Opinion
MEMORANDUM DECISION RE OBJECTION TO CLAIM OF ONEWEST BANK, FSB
THOMAS E. CARLSON, Bankruptcy Judge
The court held a trial on March 9, 2010 regarding Debtor's objection to the secured claim of OneWest Bank, FSB (OneWest). Bert M. Vega appeared for Debtor. Kelly M. Raftery appeared for OneWest. Upon due consideration, and for the reasons stated below, I determine that the objection to claim should be overruled.
In 2005, Debtor obtained a 30-year loan in the amount of $677,000 secured by her residence. The promissory note (the Note) provides for both an adjustable rate of interest and negative amortization for a limited period of time. The Note provides for an initial required monthly payment of $2,485. The Note clearly states that this payment may be less than the interest accruing on the loan, and that the principal balance may therefore increase. The Note also clearly states that once the principal balance reaches 110 percent of the initial principal balance, the required monthly payments will increase to an amount sufficient to amortize the full principal balance over the remaining term of the loan. When Debtor hit the 110 percent limit, OneWest notified her that the required monthly payment increased to $4,554.
Debtor, who is not financially sophisticated, testified that she did not fully understand the negative-amortization and percent-of-principal-limit features of the Note, and thought that her payments would not increase until January 2011. She seeks to have this court determine that the Note is an adhesion contract that should be construed to conform to her expectation that her payments would not increase until 2011.
The following principles govern the enforcement of contracts of adhesion under California law. (1) A contract of adhesion is a standard-form contract drafted and imposed by the party of superior bargaining power on a take-it-or-leave-it basis. (2) Courts will review an adhesion contract carefully, and will decline to enforce that contract if it either: (a) leads to an unconscionable result; or (2) if the terms fall outside the reasonable expectations of the weaker party. Contractual terms do not fall outside the reasonable expectations of weaker party simply because that party did not understand them fully; the weaker party must show that she would not have made the contract had she understood its terms. 1 Witkin, Summary of California Law, Contracts §§ 323-325 (10th ed. 2005)
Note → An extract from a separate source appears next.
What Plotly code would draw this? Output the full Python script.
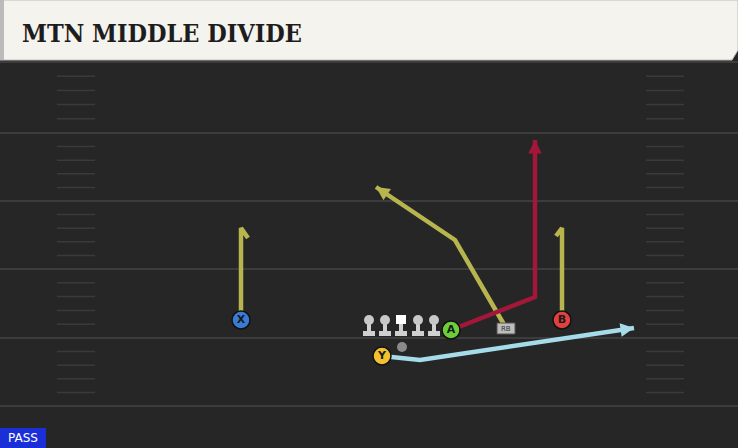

I find that the Note is an adhesion contract. I also find that the terms of the Note are not substantively unconscionable. Limiting the amount by which negative amortization increases the balance due is not unreasonable. Moreover, this is not a situation in which Debtor was induced to refinance on risky terms a home that she had owned for many years and in which she had substantial equity. Debtor purchased the house only two years before obtaining this loan, and introduced no evidence that she ever had any significant equity in the house. Finally, I find that Debtor failed to show that she would not have entered into the contract had she understood its terms. Debtor did not testify that she would not have obtained the loan if she had understood the percent-of-principal limit and known that she would have to make full-amortization payments before 2011. Debtor's argument is that the contract should be construed against OneWest simply because Debtor did not understand it. This is not sufficient, where the loan terms are set forth in language that is plain and unambiguous, where those terms do not work a forfeiture, and where Debtor did not testify that she would not have obtained the loan had she understood its terms.